Two years ago, having "AI" was still a differentiator. Today, your direct competitor uses the same model you do, through the same interface, often with the same prompts found in the same place. Access has become a commodity, in the strict sense: available everywhere, at the same price, at the same quality.
In short: access to AI is a commodity, so a common floor rather than an advantage. The advantage goes to the organization that makes its AI identifiable: an AI it can name, explain, and defend. That rests on three properties a licence cannot buy, an AI that is defined, measured, and defensible, and the gap opens up the moment you name, frame, and measure your uses.
Generic is the default state
A commodity does not create an advantage; it creates a common floor. When everyone starts from the same model, outputs converge: same phrasings, same structures, same interchangeable tone. The email your AI writes looks like the email the AI across the street writes, because it is the same one.

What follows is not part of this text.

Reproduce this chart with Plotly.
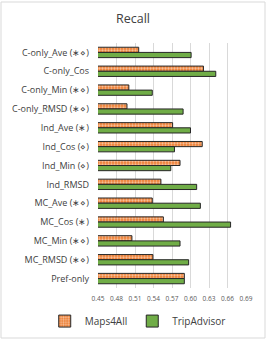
import plotly.graph_objects as go

categories = ["C-only_Ave (∗⋄)", "C-only_Cos", "C-only_Min (∗⋄)", "C-only_RMSD (∗⋄)",
              "Ind_Ave (∗)", "Ind_Cos (⋄)", "Ind_Min (⋄)", "Ind_RMSD",
              "MC_Ave (∗⋄)", "MC_Cos (∗)", "MC_Min (∗⋄)", "MC_RMSD (∗⋄)", "Pref-only"]
maps4all = [0.516, 0.621, 0.500, 0.497, 0.571, 0.619, 0.583, 0.552, 0.538, 0.556, 0.505, 0.539, 0.590]
tripadvisor = [0.601, 0.641, 0.538, 0.588, 0.600, 0.574, 0.568, 0.610, 0.616, 0.665, 0.583, 0.597, 0.590]
tick_vals = [0.45, 0.48, 0.51, 0.54, 0.57, 0.60, 0.63, 0.66, 0.69]
tick_text = ["0.45", "0.48", "0.51", "0.54", "0.57", "0.60", "0.63", "0.66", "0.69"]

FONT = "Open Sans"
fig = go.Figure()
fig.add_trace(go.Bar(
    y=categories, x=maps4all, name="Maps4All", orientation="h",
    marker=dict(color="#ED7D31", line=dict(color="#262626", width=1),
                pattern=dict(shape=".", bgcolor="#ED7D31", fgcolor="white", size=3, solidity=0.45, fillmode="overlay")),
))
fig.add_trace(go.Bar(
    y=categories, x=tripadvisor, name="TripAdvisor", orientation="h",
    marker=dict(color="#70AD47", line=dict(color="#262626", width=1)),
))
fig.update_layout(
    width=266, height=340,
    barmode="group", bargap=0.45, bargroupgap=0,
    paper_bgcolor="white", plot_bgcolor="white",
    margin=dict(l=98, r=20, t=43, b=52, autoexpand=False),
    title=dict(text="Recall", x=0.5, xanchor="center", y=0.945, yanchor="middle",
               font=dict(family=FONT, size=12.5, color="#404040")),
    font=dict(family=FONT, color="#404040"),
    showlegend=True,
    legend=dict(orientation="h", xref="paper", yref="paper",
                x=-0.36, xanchor="left", y=-0.135, yanchor="middle",
                font=dict(family=FONT, size=10, color="#404040"),
                traceorder="normal", itemwidth=30, tracegroupgap=0),
    xaxis=dict(range=[0.45, 0.69], tickvals=tick_vals, ticktext=tick_text,
               showgrid=True, gridcolor="#D9D9D9", gridwidth=1, zeroline=False,
               showline=False, tickfont=dict(family=FONT, size=6.5, color="#595959"),
               ticks="", fixedrange=True, automargin=False, ticklabelstandoff=5),
    yaxis=dict(autorange="reversed", showgrid=False, showline=False, ticks="",
               tickfont=dict(family=FONT, size=9, color="#404040"),
               automargin=False, ticklabelstandoff=8),
    shapes=[dict(type="rect", xref="paper", yref="paper",
                 x0=-98/148 + 1/148, x1=1 + 19/148, y0=-52/245 + 2/245, y1=1 + 41/245,
                 line=dict(color="#D9D9D9", width=1))],
)
fig.write_html("out.html", config={"displayModeBar": False},
               post_script="document.body.style.margin='0';document.body.style.padding='0';")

This is no one's fault. It is the physics of the default: without deliberate work, a generic tool produces generic results. The useful question becomes "what, in our AI, is ours?"
What cannot be copied
Three things a licence cannot buy are exactly the ones that create the gap:
- A defined AI. Your context, your offers, your tone, and your rules, built into the starting point of every use rather than reinvented with each prompt. This is the work of a master prompt and of named uses.
- A measured AI. Uses whose quality, risk, and value are known, because they are evaluated against a reference standard instead of judged by impression.
- A defensible AI. The ability to answer, with evidence, when a client, a board, or a regulator asks: who validates, where does the data go, can this result be reproduced?
Put together, these three properties have a simple name: an identifiable AI. You can name it, explain it, distinguish it. It carries the mark of the organization that operates it, beyond the model provider.
The AI advantage lies in what your organization makes identifiable: its uses, its rules, its evidence.
Where the gap opens up
The gap does not widen through a large program. It begins with three moves within reach of any team:
- Name. An inventory of your AI uses, in writing. What has no name can be neither improved nor defended.
- Frame. A master prompt and a one-page policy: what the AI knows about you, what it is allowed to do, who to ask.
- Measure. A first reading of your six properties, to know where you start and what to address first.
This is the story we tell, and it is also our name. Generic is the default. Identifiable is the advantage.